E terzo, per ottenere questa finalità, occorre fare come in Georgia, Stato degli Usa dove è stata lanciata una campagna di confisca delle armi pesanti, seppur detenute legalmente dai cittadini in base al Secondo Emendamento. A lanciare la crociata, la deputata democratica Erica Thomas, a detta della quale la mossa non si configura come «la confisca di armi legalmente detenute da cittadini perbene, diciamo che è un bando sui fucili d’assalto. Per quale guerra i cittadini dovrebbero detenere fucili d’assalto?». Forse quella contro Washington, il Deep State e il suo status corrotto e finanza-centrico, quando prima delle elezioni di medio termine, l’ormai non più utile idiota Donald Trump verrà fatto fuori dalla Casa Bianca. 

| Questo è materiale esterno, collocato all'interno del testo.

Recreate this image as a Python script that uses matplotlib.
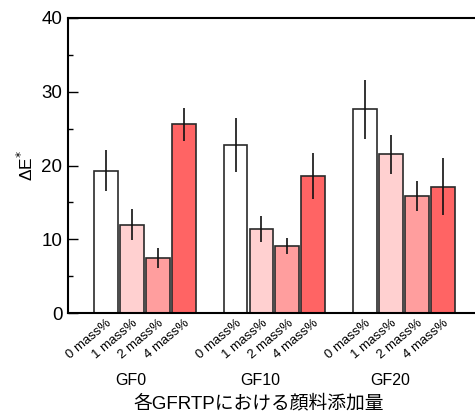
import matplotlib
matplotlib.use("Agg")
import matplotlib.pyplot as plt
import matplotlib.transforms as mtransforms
import numpy as np
from matplotlib.ticker import MultipleLocator

plt.rcParams['font.family'] = ['Liberation Sans', 'Noto Sans CJK JP', 'DejaVu Sans']

groups = ["GF0", "GF10", "GF20"]
levels = ["0 mass%", "1 mass%", "2 mass%", "4 mass%"]
delta_e = [
    [19.3, 12.0, 7.5, 25.6],
    [22.8, 11.4, 9.1, 18.6],
    [27.6, 21.5, 15.9, 17.1],
]
delta_e_err = [
    [2.8, 2.15, 1.35, 2.25],
    [3.65, 1.75, 1.05, 3.1],
    [3.95, 2.6, 2.05, 3.85],
]
colors = ["#FFFFFF", "#FFD0D0", "#FF9E9E", "#FF6464"]

W, H = 475, 416
fig = plt.figure(figsize=(W / 100, H / 100), dpi=100)
ax = fig.add_axes([68 / W, 1 - 313 / H, 416 / W, (313 - 18) / H])

slot = 5
for g, (vals, errs) in enumerate(zip(delta_e, delta_e_err)):
    xs = g * slot + np.arange(len(levels))
    ax.bar(xs, vals, width=0.92, color=colors, edgecolor="#2a2a2a",
           linewidth=1.2, zorder=2)
    ax.errorbar(xs, vals, yerr=errs, fmt="none", ecolor="#111111",
                elinewidth=1.2, capsize=0, zorder=3)

xt = [g * slot + i for g in range(len(groups)) for i in range(len(levels))]
ax.set_xticks(xt)
labels = ax.set_xticklabels(levels * len(groups), rotation=40, ha="right",
                            rotation_mode="anchor", fontsize=9.5)
shift = mtransforms.ScaledTranslation(7 / 100, 0, fig.dpi_scale_trans)
for lab in labels:
    lab.set_transform(lab.get_transform() + shift)
ax.tick_params(axis="x", length=0, pad=3)

ax.set_xlim(-1.46, 14.58)
ax.set_ylim(0, 40)
ax.yaxis.set_major_locator(MultipleLocator(10))
ax.yaxis.set_minor_locator(MultipleLocator(5))
ax.tick_params(axis="y", which="major", direction="in", length=7, width=1,
               labelsize=13.5, pad=4)
ax.tick_params(axis="y", which="minor", direction="in", length=3.5, width=1)
for s in ["left", "bottom", "top", "right"]:
    ax.spines[s].set_linewidth(1.5)

ax.set_ylabel("ΔE$^{*}$", fontsize=12.5, labelpad=4)

for g, name in enumerate(groups):
    ax.text(g * slot + 0.95, -60 / 295, name, transform=ax.get_xaxis_transform(),
            ha="center", va="top", fontsize=11.5)

fig.text(259 / W, 1 - 403 / H, "各GFRTPにおける顔料添加量", ha="center",
         va="center", fontsize=13.5)

fig.savefig("out.png", dpi=100)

Meglio disarmare i cittadini, prima di incorrere in una seconda guerra civile americana, che ne dite? Anche perché gli Usa profondi, l’Idaho, il Montana, il Sud, sono armati fino ai denti e di milizie di cittadini, dei più vari orientamenti, ce ne sono centinaia. Capito ora perché il campione dei Democratici, quel Michael Bloomberg che in molti vorrebbero come l’arma segreta post-Clinton per tornare alla vittoria, ha lanciato la proposta fattiva di una confisca di massa attraverso la Gun Control Initiative, finanziata in prima istanza proprio dal sindaco liberal con 32 milioni di dollari e a cui aderiscono già oltre 400 primi cittadini? E, casualmente, qual è la nuova battaglia social, fashion e molto politicamente corretta della meglio gioventù globalista, Stati Uniti in testa? La lotta contro la vendita e detenzione facile di armi, vedi le manifestazioni tenutesi in tutti gli Usa la scorsa settimana, con 800mila persone solo a Washington e le telecamere di tutto il mondo pronte a glorificare l’evento. 

Ma se volete, abbiate pure paura e chiedete allo Stato, all’intelligence e al potere di difendervi. Loro non aspettano altro, ne saranno deliziati.